Ownership is the legal right to the possession of a thing. Copyright laws protect the images of a work. The Fair Use Act is used to determine whether the images may need to be turned over. The factors that have to be taken into consideration for this act to apply are the purpose and character of the use of the images, the nature of the work, the amount of the portion of work used and the effect the use has on the potential market. Taking photos at an event typically has low risks. The more the images are used in social media, however, the higher the risk becomes for the photographer to be required to turn over the images. Depending on the situation, they can also face consequences.

Presumption of Innocence

Presumption of Innocence means that a person is considered innocent until proven guilty. The prosecution must prove to the courts and the jury beyond a doubt that the person did do what they are accused of. Each essential element of the crime must be proven. Witnesses can be called to testify against the defendant, but they must be honest and give statements that prove the guilt of the defendant. The opinion of the witness to believe them to be guilty for whatever reason is not good enough.

Privacy

Privacy is the right to be free of public scrutiny that is not necessary. A person has the right to be left alone. A person or group of people have the right to seclude themselves or information about themselves. When something is private to a person, it means that it is sensitive and inherent to them. A person may voluntarily give up their right to privacy. Generally, when this is done, it is for the exchange of benefits. There can be consequences of this, however, so one should be careful when doing so. They may encounter dangers or losses.

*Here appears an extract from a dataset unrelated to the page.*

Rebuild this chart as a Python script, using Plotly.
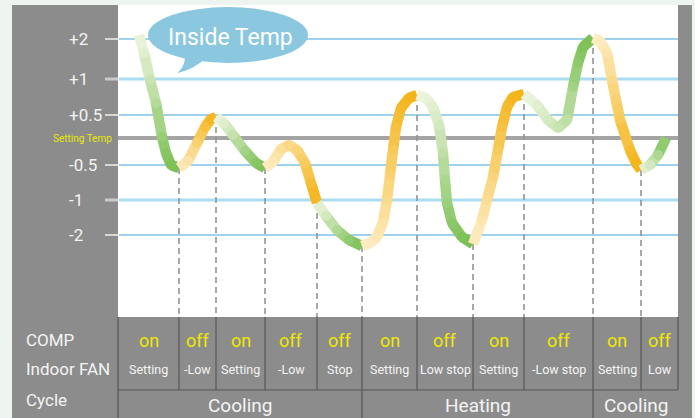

Right To Refuse To Give Evidence

If a witness has a good personal or objective reason for doing so, they may reserve the right to refuse to give evidence. An example of a personal reason would be marriage. Objective reasons would be for certain professions. Examples of these are clergymen, physicians or attorneys. The rights to refuse to give evidence are limited. If the person protected gives their consent, the evidence must be turned over. They also may not be admitted as witnesses without the consent of the person protected.

Self-Regulation of Media

Self-Regulation of Media is the control or guidance of mass media by governments and their bodies. Some of the goals obtained are to protect a public interest or encourage competition and an effective media market. The control is mainly against television, radio or the press. Even with the Freedom of the Press, this regulation protects the public and important figures to a certain degree. For example, when the President makes a speech, Self-Regulation of the Media is in play.

Shield Law

The Shield Law is a law in some states that makes communication between news reporters and informants confidential and privileged. The journalists are free of the obligation to testify about the informants in court. This is similar to the lawyer-client privilege. The journalists are able to gather their information without being required to reveal their sources or notes. If a state does not have the Shield Law, a judge may find a reporter in contempt of court for not revealing their information. They can be given a jail sentence for this if the judge so chooses.

Sunshine Law

The Sunshine Law is a law that provides public access to government agency meeting and records. The government agency is required to give advanced notice to the public before holding these meetings. There are exceptions to this, but the law states that an agency must fall under one of the ten exemptions before it is decided if the meeting can be private. The reason for this law is that the government is designed to serve the people, and they should be held accountable for the actions they decide to take on behalf of the people.